Data section:
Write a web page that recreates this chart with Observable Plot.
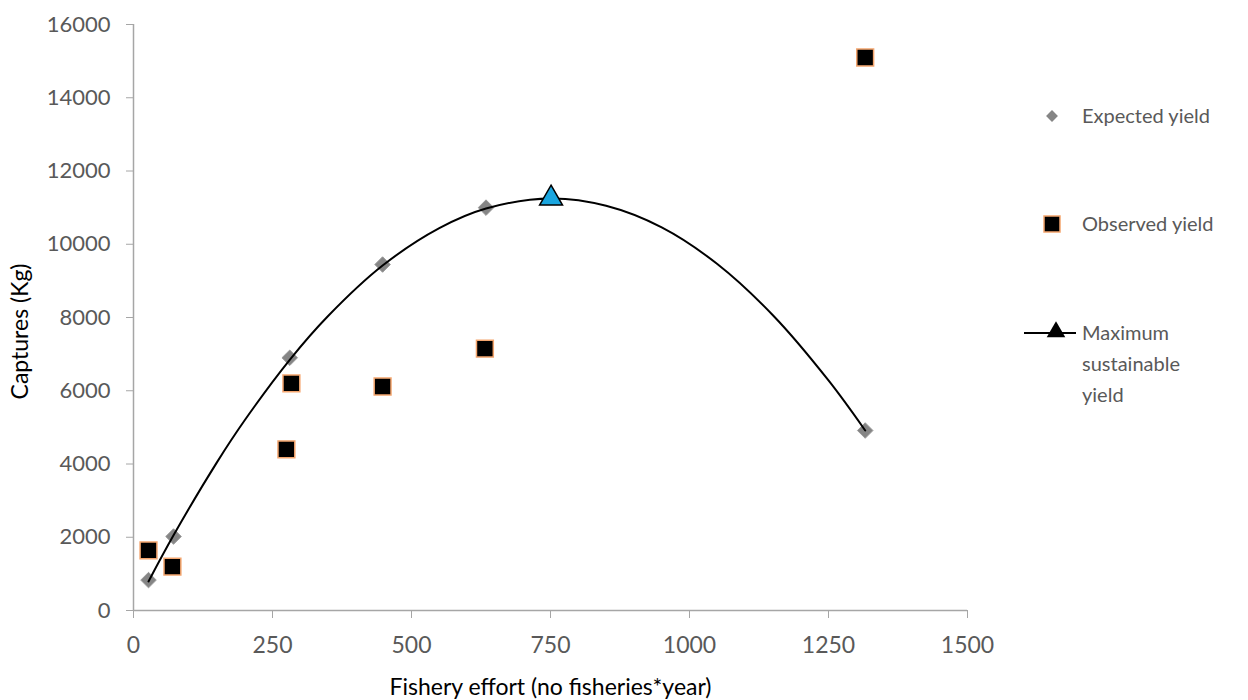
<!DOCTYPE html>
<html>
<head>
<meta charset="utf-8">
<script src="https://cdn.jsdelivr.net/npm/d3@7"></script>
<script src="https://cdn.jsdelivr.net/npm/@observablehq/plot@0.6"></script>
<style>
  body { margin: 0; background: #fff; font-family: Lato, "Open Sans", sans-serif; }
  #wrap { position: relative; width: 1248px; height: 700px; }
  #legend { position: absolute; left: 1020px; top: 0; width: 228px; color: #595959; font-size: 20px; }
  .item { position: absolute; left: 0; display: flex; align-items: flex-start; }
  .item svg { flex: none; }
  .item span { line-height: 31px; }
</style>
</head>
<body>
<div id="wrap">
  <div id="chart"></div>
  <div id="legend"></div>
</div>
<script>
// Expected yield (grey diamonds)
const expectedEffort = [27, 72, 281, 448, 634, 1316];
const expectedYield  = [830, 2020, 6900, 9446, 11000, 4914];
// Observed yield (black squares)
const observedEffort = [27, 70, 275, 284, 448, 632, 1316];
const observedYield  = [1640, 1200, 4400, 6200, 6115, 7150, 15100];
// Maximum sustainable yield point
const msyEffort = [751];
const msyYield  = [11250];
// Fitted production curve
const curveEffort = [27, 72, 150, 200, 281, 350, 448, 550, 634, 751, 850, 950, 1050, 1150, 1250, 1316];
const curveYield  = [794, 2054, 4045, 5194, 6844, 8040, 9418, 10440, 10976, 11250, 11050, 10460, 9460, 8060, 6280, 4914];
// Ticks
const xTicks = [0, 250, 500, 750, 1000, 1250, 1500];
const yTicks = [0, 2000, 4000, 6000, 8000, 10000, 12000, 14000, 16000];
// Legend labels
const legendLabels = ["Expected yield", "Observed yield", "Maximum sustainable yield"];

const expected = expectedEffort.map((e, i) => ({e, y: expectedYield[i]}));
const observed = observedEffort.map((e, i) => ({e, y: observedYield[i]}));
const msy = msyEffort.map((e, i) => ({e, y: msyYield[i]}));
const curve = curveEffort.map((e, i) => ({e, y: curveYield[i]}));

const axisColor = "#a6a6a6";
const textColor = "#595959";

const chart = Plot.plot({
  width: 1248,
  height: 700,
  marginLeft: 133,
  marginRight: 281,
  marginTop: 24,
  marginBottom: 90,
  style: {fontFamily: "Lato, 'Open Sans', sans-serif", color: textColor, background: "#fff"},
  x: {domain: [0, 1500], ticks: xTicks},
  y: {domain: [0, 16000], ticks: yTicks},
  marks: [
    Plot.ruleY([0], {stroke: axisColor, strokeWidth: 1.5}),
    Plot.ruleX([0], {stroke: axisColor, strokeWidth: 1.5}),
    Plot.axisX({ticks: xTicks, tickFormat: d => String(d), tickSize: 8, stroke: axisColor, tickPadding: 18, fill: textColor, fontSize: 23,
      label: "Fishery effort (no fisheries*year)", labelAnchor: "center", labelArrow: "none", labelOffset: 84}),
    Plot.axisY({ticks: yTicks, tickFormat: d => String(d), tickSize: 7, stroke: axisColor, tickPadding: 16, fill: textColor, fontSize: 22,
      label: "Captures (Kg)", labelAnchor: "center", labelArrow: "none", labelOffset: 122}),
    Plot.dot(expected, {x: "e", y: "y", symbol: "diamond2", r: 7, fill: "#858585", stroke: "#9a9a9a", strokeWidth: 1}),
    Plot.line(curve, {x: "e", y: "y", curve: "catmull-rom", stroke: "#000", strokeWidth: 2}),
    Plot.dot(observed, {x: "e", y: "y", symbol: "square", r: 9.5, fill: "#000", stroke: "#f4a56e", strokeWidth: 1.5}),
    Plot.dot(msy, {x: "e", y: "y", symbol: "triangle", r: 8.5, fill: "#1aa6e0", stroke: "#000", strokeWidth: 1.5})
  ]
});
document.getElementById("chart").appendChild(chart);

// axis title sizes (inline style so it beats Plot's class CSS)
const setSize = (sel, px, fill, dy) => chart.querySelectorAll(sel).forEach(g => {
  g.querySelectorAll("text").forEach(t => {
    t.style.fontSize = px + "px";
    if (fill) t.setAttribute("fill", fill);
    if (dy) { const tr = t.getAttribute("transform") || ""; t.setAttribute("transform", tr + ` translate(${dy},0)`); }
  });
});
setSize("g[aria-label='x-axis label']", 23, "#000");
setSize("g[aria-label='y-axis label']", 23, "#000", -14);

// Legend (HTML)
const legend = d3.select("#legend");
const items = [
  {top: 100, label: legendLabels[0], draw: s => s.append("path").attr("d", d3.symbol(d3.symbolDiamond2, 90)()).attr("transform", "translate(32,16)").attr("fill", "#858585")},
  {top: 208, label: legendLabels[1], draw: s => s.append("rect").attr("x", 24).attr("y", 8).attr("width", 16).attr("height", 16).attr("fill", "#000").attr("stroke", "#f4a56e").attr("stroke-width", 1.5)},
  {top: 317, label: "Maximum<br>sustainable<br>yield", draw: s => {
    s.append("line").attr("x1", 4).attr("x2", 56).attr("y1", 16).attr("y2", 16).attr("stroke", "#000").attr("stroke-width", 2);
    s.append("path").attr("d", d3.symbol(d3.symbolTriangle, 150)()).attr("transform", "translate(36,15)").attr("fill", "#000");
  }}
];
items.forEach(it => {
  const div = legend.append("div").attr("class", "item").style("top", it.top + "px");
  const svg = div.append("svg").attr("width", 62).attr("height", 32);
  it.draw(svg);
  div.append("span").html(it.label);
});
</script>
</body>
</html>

Goal of the exercise: Write out the listing above exactly as it stands, pictures excluded.

Expected answer:
Write a web page that recreates this chart with Observable Plot.
<!DOCTYPE html>
<html>
<head>
<meta charset="utf-8">
<script src="https://cdn.jsdelivr.net/npm/d3@7"></script>
<script src="https://cdn.jsdelivr.net/npm/@observablehq/plot@0.6"></script>
<style>
  body { margin: 0; background: #fff; font-family: Lato, "Open Sans", sans-serif; }
  #wrap { position: relative; width: 1248px; height: 700px; }
  #legend { position: absolute; left: 1020px; top: 0; width: 228px; color: #595959; font-size: 20px; }
  .item { position: absolute; left: 0; display: flex; align-items: flex-start; }
  .item svg { flex: none; }
  .item span { line-height: 31px; }
</style>
</head>
<body>
<div id="wrap">
  <div id="chart"></div>
  <div id="legend"></div>
</div>
<script>
// Expected yield (grey diamonds)
const expectedEffort = [27, 72, 281, 448, 634, 1316];
const expectedYield  = [830, 2020, 6900, 9446, 11000, 4914];
// Observed yield (black squares)
const observedEffort = [27, 70, 275, 284, 448, 632, 1316];
const observedYield  = [1640, 1200, 4400, 6200, 6115, 7150, 15100];
// Maximum sustainable yield point
const msyEffort = [751];
const msyYield  = [11250];
// Fitted production curve
const curveEffort = [27, 72, 150, 200, 281, 350, 448, 550, 634, 751, 850, 950, 1050, 1150, 1250, 1316];
const curveYield  = [794, 2054, 4045, 5194, 6844, 8040, 9418, 10440, 10976, 11250, 11050, 10460, 9460, 8060, 6280, 4914];
// Ticks
const xTicks = [0, 250, 500, 750, 1000, 1250, 1500];
const yTicks = [0, 2000, 4000, 6000, 8000, 10000, 12000, 14000, 16000];
// Legend labels
const legendLabels = ["Expected yield", "Observed yield", "Maximum sustainable yield"];

const expected = expectedEffort.map((e, i) => ({e, y: expectedYield[i]}));
const observed = observedEffort.map((e, i) => ({e, y: observedYield[i]}));
const msy = msyEffort.map((e, i) => ({e, y: msyYield[i]}));
const curve = curveEffort.map((e, i) => ({e, y: curveYield[i]}));

const axisColor = "#a6a6a6";
const textColor = "#595959";

const chart = Plot.plot({
  width: 1248,
  height: 700,
  marginLeft: 133,
  marginRight: 281,
  marginTop: 24,
  marginBottom: 90,
  style: {fontFamily: "Lato, 'Open Sans', sans-serif", color: textColor, background: "#fff"},
  x: {domain: [0, 1500], ticks: xTicks},
  y: {domain: [0, 16000], ticks: yTicks},
  marks: [
    Plot.ruleY([0], {stroke: axisColor, strokeWidth: 1.5}),
    Plot.ruleX([0], {stroke: axisColor, strokeWidth: 1.5}),
    Plot.axisX({ticks: xTicks, tickFormat: d => String(d), tickSize: 8, stroke: axisColor, tickPadding: 18, fill: textColor, fontSize: 23,
      label: "Fishery effort (no fisheries*year)", labelAnchor: "center", labelArrow: "none", labelOffset: 84}),
    Plot.axisY({ticks: yTicks, tickFormat: d => String(d), tickSize: 7, stroke: axisColor, tickPadding: 16, fill: textColor, fontSize: 22,
      label: "Captures (Kg)", labelAnchor: "center", labelArrow: "none", labelOffset: 122}),
    Plot.dot(expected, {x: "e", y: "y", symbol: "diamond2", r: 7, fill: "#858585", stroke: "#9a9a9a", strokeWidth: 1}),
    Plot.line(curve, {x: "e", y: "y", curve: "catmull-rom", stroke: "#000", strokeWidth: 2}),
    Plot.dot(observed, {x: "e", y: "y", symbol: "square", r: 9.5, fill: "#000", stroke: "#f4a56e", strokeWidth: 1.5}),
    Plot.dot(msy, {x: "e", y: "y", symbol: "triangle", r: 8.5, fill: "#1aa6e0", stroke: "#000", strokeWidth: 1.5})
  ]
});
document.getElementById("chart").appendChild(chart);

// axis title sizes (inline style so it beats Plot's class CSS)
const setSize = (sel, px, fill, dy) => chart.querySelectorAll(sel).forEach(g => {
  g.querySelectorAll("text").forEach(t => {
    t.style.fontSize = px + "px";
    if (fill) t.setAttribute("fill", fill);
    if (dy) { const tr = t.getAttribute("transform") || ""; t.setAttribute("transform", tr + ` translate(${dy},0)`); }
  });
});
setSize("g[aria-label='x-axis label']", 23, "#000");
setSize("g[aria-label='y-axis label']", 23, "#000", -14);

// Legend (HTML)
const legend = d3.select("#legend");
const items = [
  {top: 100, label: legendLabels[0], draw: s => s.append("path").attr("d", d3.symbol(d3.symbolDiamond2, 90)()).attr("transform", "translate(32,16)").attr("fill", "#858585")},
  {top: 208, label: legendLabels[1], draw: s => s.append("rect").attr("x", 24).attr("y", 8).attr("width", 16).attr("height", 16).attr("fill", "#000").attr("stroke", "#f4a56e").attr("stroke-width", 1.5)},
  {top: 317, label: "Maximum<br>sustainable<br>yield", draw: s => {
    s.append("line").attr("x1", 4).attr("x2", 56).attr("y1", 16).attr("y2", 16).attr("stroke", "#000").attr("stroke-width", 2);
    s.append("path").attr("d", d3.symbol(d3.symbolTriangle, 150)()).attr("transform", "translate(36,15)").attr("fill", "#000");
  }}
];
items.forEach(it => {
  const div = legend.append("div").attr("class", "item").style("top", it.top + "px");
  const svg = div.append("svg").attr("width", 62).attr("height", 32);
  it.draw(svg);
  div.append("span").html(it.label);
});
</script>
</body>
</html>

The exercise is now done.